- **EXERCISE REQUIREMENTS**: Leave the pictures out and quote every line from the start of the listing to the line with "yticks = [0, 1, 2, 3, 4, 5]", inclusive.

- **DATASET SECTION**:
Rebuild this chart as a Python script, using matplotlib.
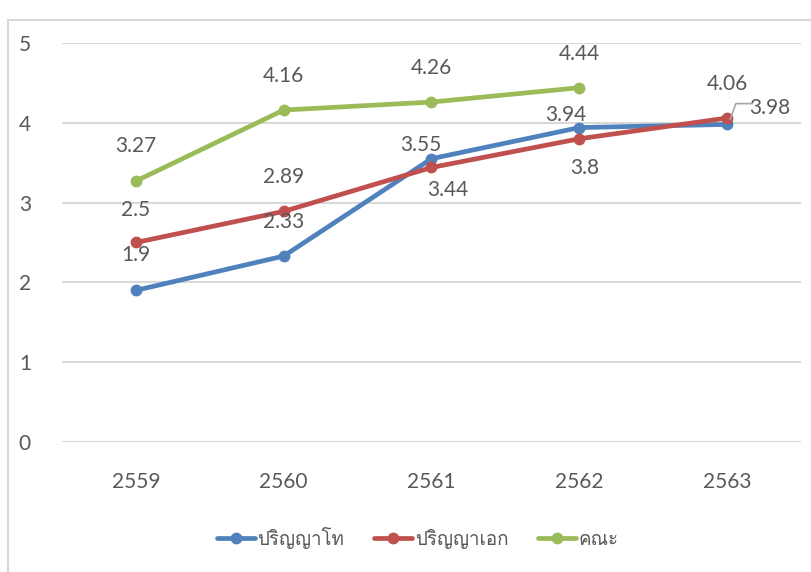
import matplotlib
matplotlib.use("Agg")
import matplotlib.pyplot as plt
from matplotlib import font_manager, ft2font
from matplotlib.patches import Rectangle

years = ["2559", "2560", "2561", "2562", "2563"]
master = [1.9, 2.33, 3.55, 3.94, 3.98]
doctor = [2.5, 2.89, 3.44, 3.8, 4.06]
faculty = [3.27, 4.16, 4.26, 4.44]
series_names = ["ปริญญาโท", "ปริญญาเอก", "คณะ"]
yticks = [0, 1, 2, 3, 4, 5]

# find a font with Thai glyphs
thai_family = None
for f in font_manager.fontManager.ttflist:
    try:
        ft = ft2font.FT2Font(f.fname)
        if 0x0E1B in ft.get_charmap() and 0x0E0D in ft.get_charmap():
            thai_family = f.name
            break
    except Exception:
        pass

num_font = ["Lato", "DejaVu Sans"]
fams = ["Lato"] + ([thai_family] if thai_family else []) + ["DejaVu Sans"]
plt.rcParams["font.family"] = fams

TXT = "#595959"
GRID = "#D9D9D9"
colors = ["#4F81BD", "#C0504D", "#9BBB59"]
WEIGHT = "normal"

fig = plt.figure(figsize=(8.12, 5.72), dpi=100)
W, H = 812, 572
ax = fig.add_axes([62 / W, 1 - 442 / H, (801 - 62) / W, (442 - 43) / H])

# outer frame
fig.patches.append(Rectangle((8 / W, -0.1), 1.2, (1 - 20 / H) + 0.1, transform=fig.transFigure,
                             fill=False, edgecolor=GRID, linewidth=1.5))

x = list(range(len(years)))
all_series = [master, doctor, faculty]
for vals, c, name in zip(all_series, colors, series_names):
    ax.plot(x[:len(vals)], vals, color=c, linewidth=3.4, marker="o", markersize=7.5,
            solid_capstyle="round", label=name, zorder=3)

# label offsets in pixels (dx, dy)
offsets = [
    [(0, 35), (0, 34), (-11, 14), (-14, 13), None],
    [(0, 33), (0, 34), (16, -23), (5, -29), (0, 34)],
    [(0, 35), (0, 34), (0, 34), (0, 34)],
]
for vals, offs in zip(all_series, offsets):
    for i, (v, o) in enumerate(zip(vals, offs)):
        if o is None:
            continue
        ax.annotate(f"{v:g}", (i, v), xytext=o, textcoords="offset pixels",
                    ha="center", va="center", fontsize=15, color=TXT, family=num_font,
                    fontweight=WEIGHT)

# 3.98 label with leader line
ax.annotate(f"{master[4]:g}", (4, master[4]), xytext=(43, 16), textcoords="offset pixels",
            ha="center", va="center", fontsize=15, color=TXT, family=num_font, fontweight=WEIGHT)
ax.annotate("", (4.02, master[4] + 0.06), xytext=(22, 16), textcoords="offset pixels",
            arrowprops=dict(arrowstyle="-", color="#A6A6A6", lw=1.2,
                            connectionstyle="angle,angleA=0,angleB=70,rad=0",
                            shrinkA=0, shrinkB=0))

ax.set_xlim(-0.5, len(years) - 0.5)
ax.set_ylim(0, 5)
ax.set_xticks(x)
ax.set_xticklabels(years)
ax.set_yticks(yticks)
ax.set_yticklabels([str(t) for t in yticks])
ax.grid(axis="y", color=GRID, linewidth=1.5)
ax.set_axisbelow(True)
for s in ax.spines.values():
    s.set_visible(False)
ax.tick_params(axis="both", length=0, labelsize=15, labelcolor=TXT)
ax.tick_params(axis="y", pad=31 * 0.72)
ax.tick_params(axis="x", pad=30 * 0.72)
for lab in ax.get_xticklabels() + ax.get_yticklabels():
    lab.set_family(num_font)
    lab.set_fontweight(WEIGHT)

leg = fig.legend(loc="center", bbox_to_anchor=(418 / W, 1 - 538 / H), ncol=3, frameon=False,
                 fontsize=13.5, handlelength=2.0, columnspacing=1.6, handletextpad=0.15,
                 labelcolor=TXT)

fig.savefig("out.png", dpi=100)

- **EXERCISE ANSWER**:
Rebuild this chart as a Python script, using matplotlib.
import matplotlib
matplotlib.use("Agg")
import matplotlib.pyplot as plt
from matplotlib import font_manager, ft2font
from matplotlib.patches import Rectangle

years = ["2559", "2560", "2561", "2562", "2563"]
master = [1.9, 2.33, 3.55, 3.94, 3.98]
doctor = [2.5, 2.89, 3.44, 3.8, 4.06]
faculty = [3.27, 4.16, 4.26, 4.44]
series_names = ["ปริญญาโท", "ปริญญาเอก", "คณะ"]
yticks = [0, 1, 2, 3, 4, 5]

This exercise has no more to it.